WHAT IS ASKED — Write out, word for word, every line from the first one through the line that holds "minimum width=208pt, minimum", and nothing else; skip the pictures.

===== DATA FOR THE TASK =====

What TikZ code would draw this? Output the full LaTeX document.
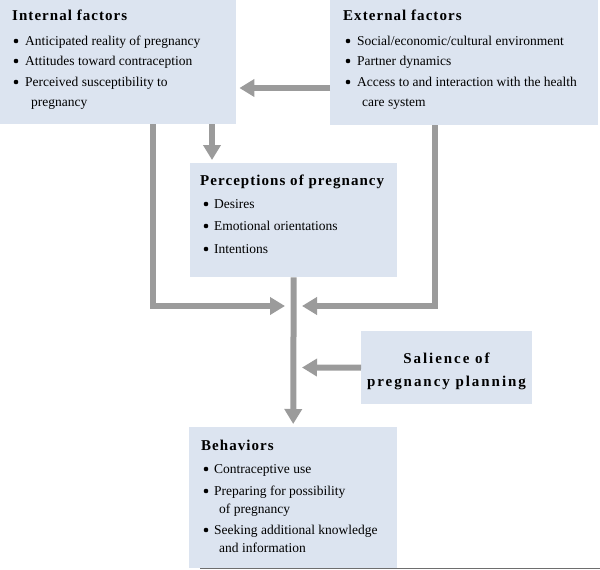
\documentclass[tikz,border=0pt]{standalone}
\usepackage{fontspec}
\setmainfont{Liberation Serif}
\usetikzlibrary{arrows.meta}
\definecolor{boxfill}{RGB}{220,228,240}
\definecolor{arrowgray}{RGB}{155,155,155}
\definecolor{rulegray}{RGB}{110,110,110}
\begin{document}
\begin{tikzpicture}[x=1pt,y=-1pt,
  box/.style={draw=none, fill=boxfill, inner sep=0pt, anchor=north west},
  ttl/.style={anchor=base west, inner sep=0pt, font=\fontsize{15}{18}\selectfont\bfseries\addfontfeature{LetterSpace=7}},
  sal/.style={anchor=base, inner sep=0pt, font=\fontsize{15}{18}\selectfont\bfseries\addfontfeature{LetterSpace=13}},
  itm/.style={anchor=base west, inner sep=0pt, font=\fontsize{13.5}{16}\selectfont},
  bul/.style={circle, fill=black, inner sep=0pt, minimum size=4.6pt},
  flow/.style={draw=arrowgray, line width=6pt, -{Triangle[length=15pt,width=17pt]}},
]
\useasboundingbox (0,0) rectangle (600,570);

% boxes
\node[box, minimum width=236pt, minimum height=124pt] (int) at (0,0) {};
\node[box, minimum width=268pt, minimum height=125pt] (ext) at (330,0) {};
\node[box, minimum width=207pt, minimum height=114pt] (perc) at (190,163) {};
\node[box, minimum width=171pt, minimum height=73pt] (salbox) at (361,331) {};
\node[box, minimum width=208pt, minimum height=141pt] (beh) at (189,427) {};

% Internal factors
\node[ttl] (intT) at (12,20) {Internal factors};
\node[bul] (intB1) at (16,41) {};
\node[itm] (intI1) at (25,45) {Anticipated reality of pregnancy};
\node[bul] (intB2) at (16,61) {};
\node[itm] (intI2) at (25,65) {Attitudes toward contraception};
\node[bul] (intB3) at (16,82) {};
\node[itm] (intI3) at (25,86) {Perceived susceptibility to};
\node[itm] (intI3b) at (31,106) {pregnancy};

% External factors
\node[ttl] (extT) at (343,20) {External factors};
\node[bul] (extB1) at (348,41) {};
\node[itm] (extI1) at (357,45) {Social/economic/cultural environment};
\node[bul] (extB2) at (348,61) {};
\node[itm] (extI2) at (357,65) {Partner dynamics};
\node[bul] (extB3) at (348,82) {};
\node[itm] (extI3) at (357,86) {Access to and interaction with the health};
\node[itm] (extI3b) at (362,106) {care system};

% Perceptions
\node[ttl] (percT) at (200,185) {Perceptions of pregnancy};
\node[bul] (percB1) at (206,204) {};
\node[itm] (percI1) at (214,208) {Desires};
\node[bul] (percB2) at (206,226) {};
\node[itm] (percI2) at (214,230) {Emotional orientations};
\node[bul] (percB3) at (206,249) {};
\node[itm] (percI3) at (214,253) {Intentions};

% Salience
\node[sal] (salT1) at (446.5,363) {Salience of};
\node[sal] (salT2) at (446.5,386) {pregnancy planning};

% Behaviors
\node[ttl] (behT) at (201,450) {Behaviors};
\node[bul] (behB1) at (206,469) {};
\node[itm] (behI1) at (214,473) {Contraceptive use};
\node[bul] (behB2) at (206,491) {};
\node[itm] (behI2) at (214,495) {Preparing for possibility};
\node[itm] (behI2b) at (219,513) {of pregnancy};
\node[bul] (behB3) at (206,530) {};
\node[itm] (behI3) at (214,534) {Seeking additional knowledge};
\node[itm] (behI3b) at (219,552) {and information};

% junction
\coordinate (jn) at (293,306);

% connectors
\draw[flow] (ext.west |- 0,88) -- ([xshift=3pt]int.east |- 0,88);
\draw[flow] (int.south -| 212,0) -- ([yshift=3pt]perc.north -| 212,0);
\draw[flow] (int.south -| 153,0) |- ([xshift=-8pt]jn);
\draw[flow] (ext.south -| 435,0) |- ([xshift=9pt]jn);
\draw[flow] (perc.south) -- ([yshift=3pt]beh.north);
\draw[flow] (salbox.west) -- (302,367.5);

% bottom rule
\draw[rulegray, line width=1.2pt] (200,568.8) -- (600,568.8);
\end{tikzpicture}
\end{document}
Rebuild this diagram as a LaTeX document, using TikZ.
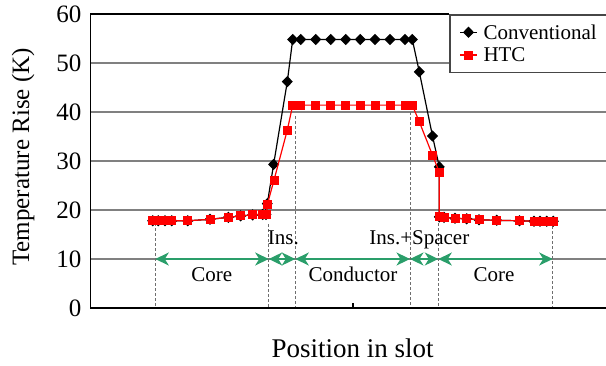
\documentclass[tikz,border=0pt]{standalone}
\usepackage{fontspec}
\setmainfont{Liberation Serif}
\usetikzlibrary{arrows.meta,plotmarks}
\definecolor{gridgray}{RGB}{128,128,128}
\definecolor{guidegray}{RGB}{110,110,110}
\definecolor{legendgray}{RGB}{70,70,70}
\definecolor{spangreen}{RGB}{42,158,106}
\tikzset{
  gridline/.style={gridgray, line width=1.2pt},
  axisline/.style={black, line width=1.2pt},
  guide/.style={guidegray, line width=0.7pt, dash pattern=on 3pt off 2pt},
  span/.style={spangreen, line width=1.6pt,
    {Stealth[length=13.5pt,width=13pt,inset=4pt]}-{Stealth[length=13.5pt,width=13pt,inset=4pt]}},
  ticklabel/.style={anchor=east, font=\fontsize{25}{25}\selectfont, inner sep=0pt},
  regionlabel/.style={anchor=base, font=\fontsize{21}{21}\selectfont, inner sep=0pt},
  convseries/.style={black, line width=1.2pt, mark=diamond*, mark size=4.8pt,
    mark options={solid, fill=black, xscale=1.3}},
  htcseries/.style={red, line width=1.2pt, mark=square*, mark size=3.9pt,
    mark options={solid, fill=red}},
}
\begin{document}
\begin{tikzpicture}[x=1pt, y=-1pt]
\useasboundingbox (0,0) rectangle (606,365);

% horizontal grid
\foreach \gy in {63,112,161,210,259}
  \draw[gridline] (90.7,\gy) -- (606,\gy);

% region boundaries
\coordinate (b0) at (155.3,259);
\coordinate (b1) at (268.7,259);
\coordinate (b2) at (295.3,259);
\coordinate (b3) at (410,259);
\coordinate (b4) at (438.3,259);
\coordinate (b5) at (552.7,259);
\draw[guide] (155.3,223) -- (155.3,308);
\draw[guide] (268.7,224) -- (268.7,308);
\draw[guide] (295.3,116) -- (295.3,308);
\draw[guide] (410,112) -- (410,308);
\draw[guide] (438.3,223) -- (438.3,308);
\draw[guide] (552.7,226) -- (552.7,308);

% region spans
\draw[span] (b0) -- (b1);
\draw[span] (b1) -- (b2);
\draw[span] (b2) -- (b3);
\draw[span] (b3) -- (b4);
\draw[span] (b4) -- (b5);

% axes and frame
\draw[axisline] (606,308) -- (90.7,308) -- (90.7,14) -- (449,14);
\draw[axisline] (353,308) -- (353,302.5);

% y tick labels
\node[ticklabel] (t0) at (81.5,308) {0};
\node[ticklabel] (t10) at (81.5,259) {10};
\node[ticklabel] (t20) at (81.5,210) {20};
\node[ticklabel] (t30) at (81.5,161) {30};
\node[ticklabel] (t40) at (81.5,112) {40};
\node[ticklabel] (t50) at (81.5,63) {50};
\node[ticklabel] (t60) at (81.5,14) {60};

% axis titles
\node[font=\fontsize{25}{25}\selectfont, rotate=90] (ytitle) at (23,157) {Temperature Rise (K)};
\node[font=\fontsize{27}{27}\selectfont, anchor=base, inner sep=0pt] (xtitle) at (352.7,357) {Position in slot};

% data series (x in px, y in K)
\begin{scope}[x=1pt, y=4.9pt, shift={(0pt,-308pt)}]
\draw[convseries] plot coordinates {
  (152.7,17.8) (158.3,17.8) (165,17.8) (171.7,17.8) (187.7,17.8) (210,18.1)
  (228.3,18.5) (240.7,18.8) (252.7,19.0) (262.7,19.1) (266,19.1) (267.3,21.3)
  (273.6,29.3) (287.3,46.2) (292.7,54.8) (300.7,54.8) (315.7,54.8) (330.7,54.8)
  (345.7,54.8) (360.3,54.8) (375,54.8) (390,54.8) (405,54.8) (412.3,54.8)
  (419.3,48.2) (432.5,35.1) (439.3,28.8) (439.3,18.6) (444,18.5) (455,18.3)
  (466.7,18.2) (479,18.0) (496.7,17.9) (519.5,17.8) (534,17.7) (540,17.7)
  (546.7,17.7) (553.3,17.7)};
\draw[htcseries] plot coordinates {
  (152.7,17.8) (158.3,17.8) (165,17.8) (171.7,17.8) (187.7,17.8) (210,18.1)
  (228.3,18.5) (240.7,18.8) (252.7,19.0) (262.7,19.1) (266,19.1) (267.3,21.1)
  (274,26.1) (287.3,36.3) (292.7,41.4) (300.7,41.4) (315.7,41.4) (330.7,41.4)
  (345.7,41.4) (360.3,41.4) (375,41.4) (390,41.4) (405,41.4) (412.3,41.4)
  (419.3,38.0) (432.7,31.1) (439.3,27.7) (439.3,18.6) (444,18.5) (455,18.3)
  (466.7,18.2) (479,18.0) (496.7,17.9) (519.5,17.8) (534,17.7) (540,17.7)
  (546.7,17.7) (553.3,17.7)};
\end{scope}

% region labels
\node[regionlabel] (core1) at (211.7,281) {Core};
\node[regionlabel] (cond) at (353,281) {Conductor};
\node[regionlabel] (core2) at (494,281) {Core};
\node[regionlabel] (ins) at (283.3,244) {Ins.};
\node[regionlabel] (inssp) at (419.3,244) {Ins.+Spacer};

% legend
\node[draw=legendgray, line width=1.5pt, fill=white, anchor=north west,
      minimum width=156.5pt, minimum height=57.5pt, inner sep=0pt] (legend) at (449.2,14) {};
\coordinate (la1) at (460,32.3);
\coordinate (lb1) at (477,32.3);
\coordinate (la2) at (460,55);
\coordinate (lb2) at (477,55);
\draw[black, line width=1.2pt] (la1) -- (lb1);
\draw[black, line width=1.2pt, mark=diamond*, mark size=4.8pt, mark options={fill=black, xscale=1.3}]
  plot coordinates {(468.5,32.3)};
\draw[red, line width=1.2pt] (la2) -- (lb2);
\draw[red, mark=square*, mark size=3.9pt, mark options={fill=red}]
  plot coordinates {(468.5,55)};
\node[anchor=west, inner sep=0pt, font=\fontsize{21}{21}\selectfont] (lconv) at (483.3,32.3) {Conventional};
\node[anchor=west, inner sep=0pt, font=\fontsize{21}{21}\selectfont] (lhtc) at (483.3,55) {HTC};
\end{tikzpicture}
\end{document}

=====

SOLUTION TO THE EXERCISE —
What TikZ code would draw this? Output the full LaTeX document.
\documentclass[tikz,border=0pt]{standalone}
\usepackage{fontspec}
\setmainfont{Liberation Serif}
\usetikzlibrary{arrows.meta}
\definecolor{boxfill}{RGB}{220,228,240}
\definecolor{arrowgray}{RGB}{155,155,155}
\definecolor{rulegray}{RGB}{110,110,110}
\begin{document}
\begin{tikzpicture}[x=1pt,y=-1pt,
  box/.style={draw=none, fill=boxfill, inner sep=0pt, anchor=north west},
  ttl/.style={anchor=base west, inner sep=0pt, font=\fontsize{15}{18}\selectfont\bfseries\addfontfeature{LetterSpace=7}},
  sal/.style={anchor=base, inner sep=0pt, font=\fontsize{15}{18}\selectfont\bfseries\addfontfeature{LetterSpace=13}},
  itm/.style={anchor=base west, inner sep=0pt, font=\fontsize{13.5}{16}\selectfont},
  bul/.style={circle, fill=black, inner sep=0pt, minimum size=4.6pt},
  flow/.style={draw=arrowgray, line width=6pt, -{Triangle[length=15pt,width=17pt]}},
]
\useasboundingbox (0,0) rectangle (600,570);

% boxes
\node[box, minimum width=236pt, minimum height=124pt] (int) at (0,0) {};
\node[box, minimum width=268pt, minimum height=125pt] (ext) at (330,0) {};
\node[box, minimum width=207pt, minimum height=114pt] (perc) at (190,163) {};
\node[box, minimum width=171pt, minimum height=73pt] (salbox) at (361,331) {};
\node[box, minimum width=208pt, minimum height=141pt] (beh) at (189,427) {};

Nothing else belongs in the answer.